US court bans Sun Pharma's generic equivalent of Sanofi's eloxatin

French drug maker Sanofi-Aventis has won a patent infringement lawsuit in a US court against Sun Pharmaceuticals,  which has now been banned from selling the French firm's drug eloxatin, used in the treatment of colon cancer.

The US District Court for the District of New Jersey ruled yesterday that Sun will have to cease all sales of eloxatin in the US from 30 June 2010 until 9 August 2012.
Early this month, Paris-based Sanofi-Aventis settled three similar lawsuits in the US over the same drug against several generics manufacturers.  

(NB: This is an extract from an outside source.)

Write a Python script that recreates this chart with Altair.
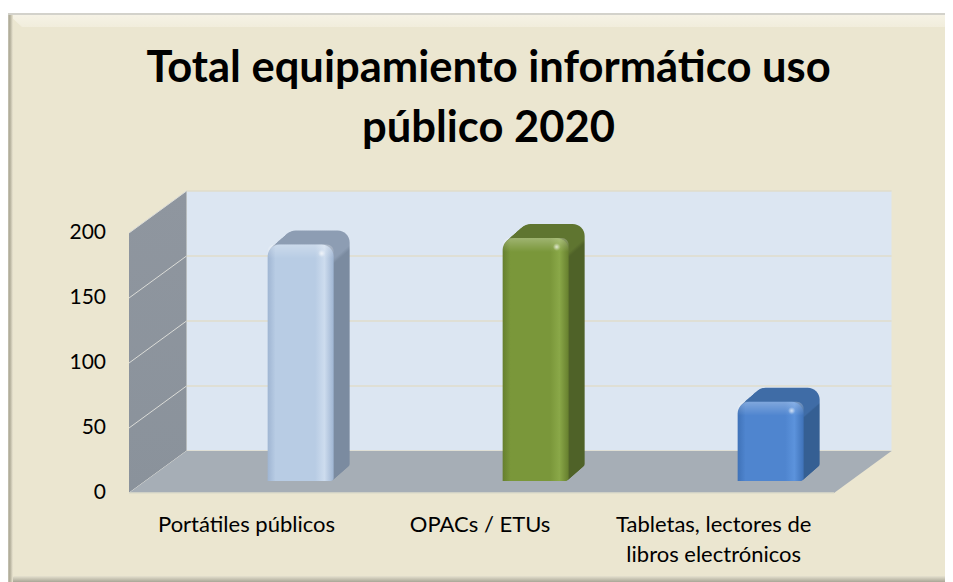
import altair as alt

TITLE_LINES = ["Total equipamiento informático uso", "público 2020"]
CATEGORIES = ["Portátiles públicos", "OPACs / ETUs", "Tabletas, lectores de\nlibros electrónicos"]
VALUES = [182, 187, 61]
TICKS = [0, 50, 100, 150, 200]
FRONT = ["#b8cce4", "#7a973a", "#4f85cf"]
FRONT_DARK = ["#9fb5d2", "#667f2e", "#3f72b8"]
FRONT_LIGHT = ["#cddcee", "#8aa848", "#5c93dc"]
SIDE = ["#7b8ba0", "#4f6228", "#355f93"]
TOP = ["#8d9db3", "#5f7530", "#3f6ca6"]

# scale geometry
PX_W, PX_H = 937, 569
LEFT, TOP_PX = 8, 13
RIGHT = LEFT + PX_W
X0_PX, BAND_PX = 129, 235
Y0_PX, UNIT_PX = 493, 1.3
def xd(px): return (px - X0_PX) / BAND_PX
def yd(px): return (Y0_PX - px) / UNIT_PX

x_scale = alt.Scale(domain=[xd(LEFT), xd(RIGHT)], range=[0, PX_W], nice=False, zero=False)
y_scale = alt.Scale(domain=[yd(TOP_PX + PX_H), yd(TOP_PX)], range=[PX_H, 0], nice=False, zero=False)
X = lambda f: alt.X(f, type="quantitative", scale=x_scale, axis=None)
Y = lambda f: alt.Y(f, type="quantitative", scale=y_scale, axis=None)
X2 = lambda f: alt.X2(f)
Y2 = lambda f: alt.Y2(f)

def grad(stops, horizontal=True):
    st = [alt.GradientStop(offset=o, color=c) for o, c in stops]
    if horizontal:
        return alt.LinearGradient(gradient="linear", stops=st, x1=0, x2=1, y1=0, y2=0)
    return alt.LinearGradient(gradient="linear", stops=st, x1=0, x2=0, y1=0, y2=1)

DX = 57.5 / BAND_PX
DY = 42 / UNIT_PX
SPAN = 3.0
layers = []

# back wall
layers.append(alt.Chart(alt.Data(values=[{"a": DX, "b": DX + SPAN, "c": DY, "d": 200 + DY}])).mark_rect(color="#dce6f2").encode(
    x=X("a:Q"), x2=X2("b:Q"), y=Y("c:Q"), y2=Y2("d:Q")))
# back wall grid
layers.append(alt.Chart(alt.Data(values=[{"a": DX, "b": DX + SPAN, "c": t + DY} for t in TICKS])).mark_rule(color="#e0dccb", strokeWidth=1.5).encode(
    x=X("a:Q"), x2=X2("b:Q"), y=Y("c:Q")))
# left wall
layers.append(alt.Chart(alt.Data(values=[{"a": 0, "c": 0, "d": 200}, {"a": DX, "c": DY, "d": 200 + DY}])).mark_area(
    color=grad([(0, "#8f969f"), (1, "#8a929b")], horizontal=False), line=False).encode(
    x=X("a:Q"), y=Y("c:Q"), y2=Y2("d:Q")))
# left wall grid
for t in TICKS:
    layers.append(alt.Chart(alt.Data(values=[{"a": 0, "c": t}, {"a": DX, "c": t + DY}])).mark_line(color="#dbdcd8", strokeWidth=1).encode(
        x=X("a:Q"), y=Y("c:Q")))
# floor
layers.append(alt.Chart(alt.Data(values=[{"c": 0, "a": 0, "b": SPAN}, {"c": DY, "a": DX, "b": DX + SPAN}])).mark_area(
    color="#a6aeb6", orient="horizontal").encode(y=Y("c:Q"), x=X("a:Q"), x2=X2("b:Q")))
layers.append(alt.Chart(alt.Data(values=[{"a": 0, "b": SPAN, "c": 0}])).mark_rule(color="#dedccb", strokeWidth=1.5).encode(
    x=X("a:Q"), x2=X2("b:Q"), y=Y("c:Q")))

# bars
BAR_L = 0.59
BAR_W = 66 / BAND_PX
BASE = 9.2
STEPS = 16
SX = 16 / BAND_PX / STEPS
SY = 14 / UNIT_PX / STEPS
for i, v in enumerate(VALUES):
    left = i + BAR_L
    h_px = v * UNIT_PX
    f = 15 / h_px
    for k in range(STEPS, 0, -1):
        row = {"a": left + k * SX, "b": left + BAR_W + k * SX, "c": BASE + k * SY, "d": BASE + v + k * SY}
        layers.append(alt.Chart(alt.Data(values=[row])).mark_rect(
            color=grad([(0, TOP[i]), (f, TOP[i]), (f + 0.02, SIDE[i]), (1, SIDE[i])], horizontal=False),
            cornerRadiusTopLeft=12, cornerRadiusTopRight=12,
            cornerRadiusBottomRight=3).encode(x=X("a:Q"), x2=X2("b:Q"), y=Y("c:Q"), y2=Y2("d:Q")))
    row = {"a": left, "b": left + BAR_W, "c": BASE, "d": BASE + v}
    layers.append(alt.Chart(alt.Data(values=[row])).mark_rect(
        color=grad([(0, FRONT_DARK[i]), (0.12, FRONT[i]), (0.72, FRONT[i]), (0.86, FRONT_LIGHT[i]), (1, FRONT_DARK[i])]),
        cornerRadiusTopLeft=12, cornerRadiusTopRight=12, cornerRadiusBottomRight=3).encode(
        x=X("a:Q"), x2=X2("b:Q"), y=Y("c:Q"), y2=Y2("d:Q")))
    cap = 14 / UNIT_PX
    row2 = {"a": left, "b": left + BAR_W, "c": BASE + v - cap, "d": BASE + v}
    layers.append(alt.Chart(alt.Data(values=[row2])).mark_rect(
        color=grad([(0, "rgba(255,255,255,0.28)"), (1, "rgba(255,255,255,0)")], horizontal=False),
        cornerRadiusTopLeft=12, cornerRadiusTopRight=12).encode(
        x=X("a:Q"), x2=X2("b:Q"), y=Y("c:Q"), y2=Y2("d:Q")))
    # specular highlight near the front top-right corner
    row3 = {"a": left + BAR_W - 12 / BAND_PX, "c": BASE + v - 9 / UNIT_PX}
    layers.append(alt.Chart(alt.Data(values=[row3])).mark_circle(
        size=55, opacity=1,
        color=alt.RadialGradient(gradient="radial", stops=[
            alt.GradientStop(offset=0, color="rgba(255,255,255,0.75)"),
            alt.GradientStop(offset=1, color="rgba(255,255,255,0)")])).encode(x=X("a:Q"), y=Y("c:Q")))

# y tick labels
layers.append(alt.Chart(alt.Data(values=[{"a": xd(106), "c": t, "t": str(t)} for t in TICKS])).mark_text(
    font="Lato", fontSize=21, align="right", baseline="middle", color="#000000").encode(
    x=X("a:Q"), y=Y("c:Q"), text=alt.Text("t:N")))
# category labels
layers.append(alt.Chart(alt.Data(values=[{"a": i + 0.5 - 0.006 * i, "c": yd(515), "t": c} for i, c in enumerate(CATEGORIES)])).mark_text(
    font="Lato", fontSize=22, align="center", baseline="top", color="#000000", lineBreak="\n", lineHeight=30).encode(
    x=X("a:Q"), y=Y("c:Q"), text=alt.Text("t:N")))

# frame bevel
layers.append(alt.Chart(alt.Data(values=[{"a": xd(8), "c": yd(14), "d": yd(14)}, {"a": xd(22), "c": yd(27), "d": yd(14)}, {"a": xd(RIGHT), "c": yd(27), "d": yd(14)}])).mark_area(
    color=grad([(0, "#f6f3e6"), (1, "#f1eddc")], horizontal=False)).encode(x=X("a:Q"), y=Y("c:Q"), y2=Y2("d:Q")))
layers.append(alt.Chart(alt.Data(values=[{"a": xd(8), "c": yd(582), "d": yd(582)}, {"a": xd(14), "c": yd(582), "d": yd(576)}, {"a": xd(RIGHT), "c": yd(582), "d": yd(576)}])).mark_area(
    color=grad([(0, "#e6e2cf"), (1, "#a9a696")], horizontal=False)).encode(x=X("a:Q"), y=Y("c:Q"), y2=Y2("d:Q")))
layers.append(alt.Chart(alt.Data(values=[{"a": xd(8), "b": xd(13), "c": yd(582), "d": yd(13)}])).mark_rect(
    color=grad([(0, "#c9c6b8"), (0.35, "#aeaa96"), (1, "#ebe6d2")])).encode(
    x=X("a:Q"), x2=X2("b:Q"), y=Y("c:Q"), y2=Y2("d:Q")))
layers.append(alt.Chart(alt.Data(values=[{"a": xd(8), "b": xd(RIGHT), "c": yd(13), "d": yd(15)}])).mark_rect(
    color="#d3d2cb").encode(x=X("a:Q"), x2=X2("b:Q"), y=Y("c:Q"), y2=Y2("d:Q")))

chart = alt.layer(*layers).properties(
    width=PX_W, height=PX_H,
    autosize=alt.AutoSizeParams(type="none"),
    padding={"left": 0, "top": 5, "right": 0, "bottom": 0},
    background="#ffffff",
    title=alt.TitleParams(text=TITLE_LINES, font="Lato", fontSize=43.5, fontWeight="bold", color="#000000",
                          anchor="middle", frame="group", orient="top", baseline="top", offset=-138, dx=12, lineHeight=60),
).configure_view(fill="#ebe6d0", stroke=None)

chart.save("out.html", embed_options={"renderer": "svg", "actions": False})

It settled with Israel's Teva Pharmaceuticals, Germany's Fresenius Kabi, and Sandoz of Switzerland on the same terms as Sun, where they agreed to cease selling the drug from 30 June 2010 to 9 August 2012, after which, the generic manufacturers could sell the generic version of the drug under a licence, before expiry of the patents.

After settling with these drug makers in the first round, Sanofi-Aventis later settled with Hospira, Mayne Pharma Ltd, Par Pharmaceutical Companies Inc and its partner MN Pharmaceuticals, and Iceland-based Actavis.

The lawsuits relate to the quality and formulation of oxaliplatin, available in the US under the brand name Eloxatin.

Eloxatin, whose patent runs out in August 2016, was first discovered by Japanese professor Yoshinori Kidani and patented the drug in the US in 1979. He in-licensed the drug to Swiss drug maker Debiopharm, which in turn licensed it to Sanofi-Aventis.

Net sales of Eloxatin fell 37 per cent to $913 million and accounted for only 1.1 per cent of the drug major's total pharmaceuticals sales.